Analysis of the Issues and the Positions of the Parties
[ 12 ] First, the moving party Defendants argue that the Defendants had no knowledge or notice of the March 2011 Motion before Fragomeni J. The Plaintiff disagrees. The Plaintiff argues that the evidence put forward by the Defendants to explain why they did not attend the March 2011 Motion before Fragomeni J. is incredible, and that this Court should infer that the Defendants intentionally did not attend. I am not prepared to draw those conclusions. It seems odd that the Defendants did not receive the various documents in the record that would have given them notice of the Motion and the potential consequences that could flow as a result of the Defence being struck, however, I cannot ignore the sworn Affidavit evidence offered by the moving parties. In the circumstances, to be frank, I am not convinced that the Defendants had no notice of that Motion, but I acknowledge that it is reasonably plausible that they had no such notice. I make that finding based on the fact that Mr. Frisch at his examination indicated that there were some letters that he had sent to Mr. Nasr which his client seemed to not know anything about; and that Mr. Frisch stated further that he had no notes of anyone having discussed the pending March 2011 Motion with Mr. Nasr when Mr. Nasr picked up from Mr. Frisch’s office the Notice of Intention to Act in Person; and that, once the Defendants received the correspondence about the September 2011 Judgment, they reacted immediately to retain counsel and moved to set it aside (which seems illogical if the Defendants were deliberately not participating in the process by ignoring the March 2011 Motion); and that Mr. Nasr states unequivocally in his sworn Affidavit evidence that he either does not recall having received or did not receive the various correspondence regarding the March 2011 Motion. I disagree with the Plaintiff that there is, for the purposes of this Motion, a material difference between those two assertions.

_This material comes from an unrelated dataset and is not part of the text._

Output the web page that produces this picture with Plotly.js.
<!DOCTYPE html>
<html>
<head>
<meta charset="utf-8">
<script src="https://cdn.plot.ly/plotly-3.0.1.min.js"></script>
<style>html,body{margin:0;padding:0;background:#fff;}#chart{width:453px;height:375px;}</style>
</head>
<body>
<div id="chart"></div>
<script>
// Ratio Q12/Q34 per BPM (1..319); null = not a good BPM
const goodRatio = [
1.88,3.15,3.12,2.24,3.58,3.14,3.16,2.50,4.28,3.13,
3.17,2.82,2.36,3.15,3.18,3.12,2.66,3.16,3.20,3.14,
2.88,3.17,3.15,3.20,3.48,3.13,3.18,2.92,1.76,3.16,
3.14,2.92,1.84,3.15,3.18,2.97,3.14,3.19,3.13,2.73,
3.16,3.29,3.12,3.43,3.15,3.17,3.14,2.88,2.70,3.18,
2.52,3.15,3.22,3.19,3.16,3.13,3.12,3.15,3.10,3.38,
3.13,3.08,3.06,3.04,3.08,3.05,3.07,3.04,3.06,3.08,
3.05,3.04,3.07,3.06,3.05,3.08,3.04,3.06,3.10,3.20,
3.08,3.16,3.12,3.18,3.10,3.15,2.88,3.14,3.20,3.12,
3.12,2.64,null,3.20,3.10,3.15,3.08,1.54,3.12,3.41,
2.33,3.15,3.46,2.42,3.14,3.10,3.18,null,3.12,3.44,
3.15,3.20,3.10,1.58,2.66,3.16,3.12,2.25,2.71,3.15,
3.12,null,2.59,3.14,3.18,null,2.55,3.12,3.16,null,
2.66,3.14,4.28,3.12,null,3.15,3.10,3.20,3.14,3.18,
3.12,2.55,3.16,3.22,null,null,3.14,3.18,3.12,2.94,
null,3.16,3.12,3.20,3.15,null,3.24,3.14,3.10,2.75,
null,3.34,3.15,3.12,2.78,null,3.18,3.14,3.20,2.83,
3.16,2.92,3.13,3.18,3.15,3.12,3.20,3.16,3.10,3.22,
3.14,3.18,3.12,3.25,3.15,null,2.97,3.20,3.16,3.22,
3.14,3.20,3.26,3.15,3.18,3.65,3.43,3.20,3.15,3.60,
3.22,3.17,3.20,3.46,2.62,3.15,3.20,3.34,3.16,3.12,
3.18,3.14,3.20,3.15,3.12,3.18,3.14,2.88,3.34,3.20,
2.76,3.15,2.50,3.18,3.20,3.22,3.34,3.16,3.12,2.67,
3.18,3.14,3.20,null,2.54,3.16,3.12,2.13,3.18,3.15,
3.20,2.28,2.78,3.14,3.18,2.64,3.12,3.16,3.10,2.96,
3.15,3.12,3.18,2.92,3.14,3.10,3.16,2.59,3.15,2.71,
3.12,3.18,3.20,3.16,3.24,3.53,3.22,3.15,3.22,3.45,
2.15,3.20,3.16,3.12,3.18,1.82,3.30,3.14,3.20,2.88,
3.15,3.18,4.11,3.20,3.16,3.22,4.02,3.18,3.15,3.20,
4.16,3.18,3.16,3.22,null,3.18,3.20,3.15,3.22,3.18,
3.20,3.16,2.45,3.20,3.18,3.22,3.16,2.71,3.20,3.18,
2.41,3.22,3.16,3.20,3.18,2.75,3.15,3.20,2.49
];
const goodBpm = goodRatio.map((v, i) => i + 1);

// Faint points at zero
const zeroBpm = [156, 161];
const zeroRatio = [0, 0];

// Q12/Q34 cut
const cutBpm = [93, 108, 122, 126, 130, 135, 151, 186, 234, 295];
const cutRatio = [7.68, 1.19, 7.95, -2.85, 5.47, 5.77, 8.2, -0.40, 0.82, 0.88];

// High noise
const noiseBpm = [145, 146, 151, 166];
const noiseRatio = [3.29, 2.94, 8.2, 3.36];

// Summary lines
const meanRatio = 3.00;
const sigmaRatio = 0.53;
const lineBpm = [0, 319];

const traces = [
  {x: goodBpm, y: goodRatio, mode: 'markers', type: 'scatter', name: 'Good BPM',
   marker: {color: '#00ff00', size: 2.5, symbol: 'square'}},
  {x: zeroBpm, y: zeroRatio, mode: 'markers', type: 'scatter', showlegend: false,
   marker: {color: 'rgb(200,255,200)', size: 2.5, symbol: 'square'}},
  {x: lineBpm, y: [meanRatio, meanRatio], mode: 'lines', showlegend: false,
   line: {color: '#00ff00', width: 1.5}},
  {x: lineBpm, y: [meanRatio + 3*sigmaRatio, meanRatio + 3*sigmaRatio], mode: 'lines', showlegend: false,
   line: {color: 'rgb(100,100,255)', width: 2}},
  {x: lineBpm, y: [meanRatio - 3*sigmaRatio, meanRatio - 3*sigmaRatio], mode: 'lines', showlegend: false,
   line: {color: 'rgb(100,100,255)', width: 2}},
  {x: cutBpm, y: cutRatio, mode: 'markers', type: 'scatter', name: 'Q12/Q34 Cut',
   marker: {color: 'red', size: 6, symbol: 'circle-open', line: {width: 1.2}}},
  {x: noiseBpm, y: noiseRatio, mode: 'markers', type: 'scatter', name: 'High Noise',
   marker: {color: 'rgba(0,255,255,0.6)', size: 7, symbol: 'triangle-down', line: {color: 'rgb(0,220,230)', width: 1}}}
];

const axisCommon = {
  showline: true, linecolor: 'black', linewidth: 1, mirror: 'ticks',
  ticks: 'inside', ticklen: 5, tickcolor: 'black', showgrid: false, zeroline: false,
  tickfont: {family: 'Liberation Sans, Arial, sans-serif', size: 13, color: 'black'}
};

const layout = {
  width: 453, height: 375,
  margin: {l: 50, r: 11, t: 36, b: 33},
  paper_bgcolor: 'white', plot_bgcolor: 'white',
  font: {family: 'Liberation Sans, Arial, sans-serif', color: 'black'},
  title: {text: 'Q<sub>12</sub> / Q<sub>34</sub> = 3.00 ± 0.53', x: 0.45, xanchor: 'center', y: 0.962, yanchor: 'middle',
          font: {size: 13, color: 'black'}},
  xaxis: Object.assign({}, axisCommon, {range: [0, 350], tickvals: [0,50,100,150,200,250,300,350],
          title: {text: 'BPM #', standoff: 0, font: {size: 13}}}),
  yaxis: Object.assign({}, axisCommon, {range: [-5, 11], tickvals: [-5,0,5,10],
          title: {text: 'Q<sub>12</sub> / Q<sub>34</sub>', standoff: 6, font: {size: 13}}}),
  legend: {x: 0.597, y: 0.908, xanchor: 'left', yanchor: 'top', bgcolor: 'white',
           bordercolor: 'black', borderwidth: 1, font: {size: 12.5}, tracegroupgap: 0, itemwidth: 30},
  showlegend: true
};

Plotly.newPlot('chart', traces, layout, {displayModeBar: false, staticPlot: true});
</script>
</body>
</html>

[ 13 ] Second, the Defendants submit that they moved without delay to set aside the default Judgment issued on September 26, 2011. The Plaintiff does not dispute that. It is clear on the evidence that the Defendants moved without delay, in fact within a month, to try to remedy the Judgment.
[ 14 ] Third, the Defendants assert that the Claim should be dismissed entirely because the Plaintiff failed to obtain leave from the Bankruptcy Court under section 38 of the Bankruptcy and Insolvency Act to have the claim transferred from the Trustee in Bankruptcy for Nasr Foods to the Plaintiff. The Plaintiff disputes that leave was even required and states further that, if required, failure to obtain it is a red herring and merely a procedural irregularity. As I said to counsel during oral argument, the Court declines to decide this issue. It is not necessary to do so in order to deal with the relief sought – to set aside the default Judgment granted in September 2011.

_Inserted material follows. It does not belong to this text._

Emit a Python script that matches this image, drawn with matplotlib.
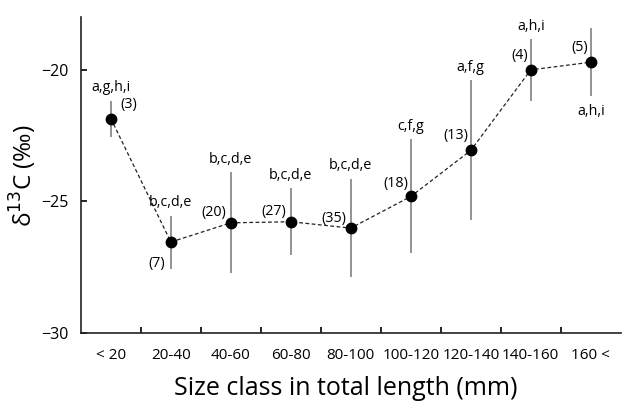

[ 15 ] Fourth, the Defendants submit that the default Judgment should not have been granted in the first place as the evidence before Kruzick J. was lacking. The Plaintiff disputes that. I agree with the Plaintiff. The allegations in the Statement of Claim, deemed to be admitted on the Motion before Kruzick J., were capable of grounding the Judgment, and specifically, were sufficient to establish the material facts that Mr. Nasr stripped assets of the company and conveyed, or caused to be transferred, properties while insolvent.

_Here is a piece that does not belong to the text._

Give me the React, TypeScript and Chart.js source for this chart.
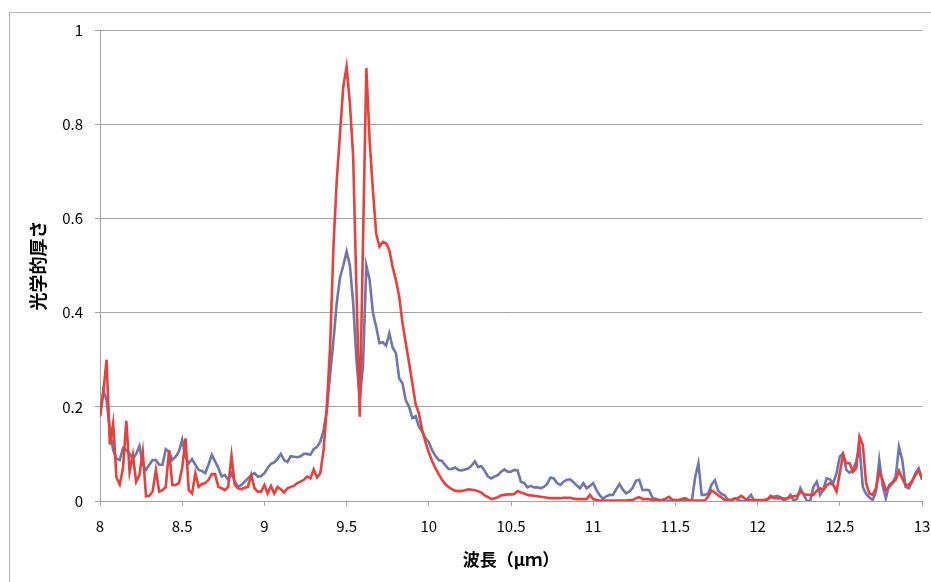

[ 16 ] Fifth, the Defendants argue that they have a viable defence to the Claim on the merits. The Plaintiff disputes that. The starting principle is that litigants should not lightly be denied their day in Court. The adversarial process that underlies our justice system has served Canadians very well for a long time now. It is not for this Court to try the case on a Motion. I need not decide whether the Defendants will likely succeed at trial. The facts are that Mr. Nasr has sworn in his Affidavit material that he did not strip the company of assets; that he in fact put money into the company; and that he did not convey or transfer properties for the purpose of defeating creditors, including the Judgment debt owed to the Plaintiff; and that he was not insolvent at the time of those conveyances. There is nothing inherently unreliable or just plain silly about that evidence. It may or may not carry the day at trial, but surely it is an arguable defence. It raises triable issues. I am satisfied that the Defendants have established a potentially viable defence on the merits of the Claim.
[ 17 ] Finally, on the overall balancing exercise, the Defendants submit that there is no prejudice to the Plaintiff if this Motion is granted in that there is security for the Judgment in the form of executions, liens and money held in trust from the sale of one of the properties in question. The Plaintiff, through the Affidavit of Ms. Moretti sworn on May 23, 2012, disputes that. That Affidavit alleges, in part, that there are massive outstanding judgments against Keysar Nasr and a smaller, though still significant, one against the co-Defendant, Amar Nasr. This Court is satisfied that, with the terms being imposed for the setting aside of the default Judgment (which terms were suggested by counsel for the Plaintiff during oral submissions and consented to by the Defendants), any prejudice to the Plaintiff will likely be minimal and far less significant than the prejudice that the Defendants would suffer should the default Judgment not be set aside.
[ 18 ] In summary, the law as it relates to this Motion to set aside the default Judgment was clearly set out in the decision of the Court of Appeal for Ontario in Peterbilt of Ontario Inc. v. 1565627 Ontario Ltd. , 2007 CarswellOnt2713 . This Court must ultimately determine whether the interests of justice favour the Order sought, taking in to consideration the potential prejudice to the moving parties if the Motion is dismissed, the potential prejudice to the Plaintiff if the Motion is granted, and the overall effect of any Order that I do make on the integrity of the administration of justice. Having considered those factors and applied that test, I am satisfied that the moving parties have demonstrated on balance that the Motion ought to be granted. Order accordingly as outlined in the “short conclusion” section above.
[ 19 ] In the event that counsel cannot settle costs, I will entertain brief written submissions on costs on the following timetable: the moving party Defendants within 10 days of the release of this Endorsement; the Respondent Plaintiff within 10 days after receipt of the former submissions; and reply, if any, by the Defendants within 5 days of receipt of the Plaintiff’s submissions. In all cases, the submissions shall not exceed 2 pages excluding a Bill of Costs, Costs Outline and/or Offer(s) to Settle.
[ 20 ] Thank you, counsel.
Conlan J.
DATE: June 5, 2012
COURT FILE NO.: 1123/09
DATE: 20120605
SUPERIOR COURT OF JUSTICE - ONTARIO RE: THE TORONTO WHOLESALE PRODUCE ASSOCIATION Plaintiff v. 1797066 ONTARIO INC., 1494203 ONTARIO INC., KEYSAR NASR, AMAL NASR and NAIFA ASHKAR Defendants BEFORE: CONLAN J. COUNSEL: Ian K. Latimer, for the Plaintiff Ronald G. Chapman , for the Defendants ENDORSEMENT Conlan J.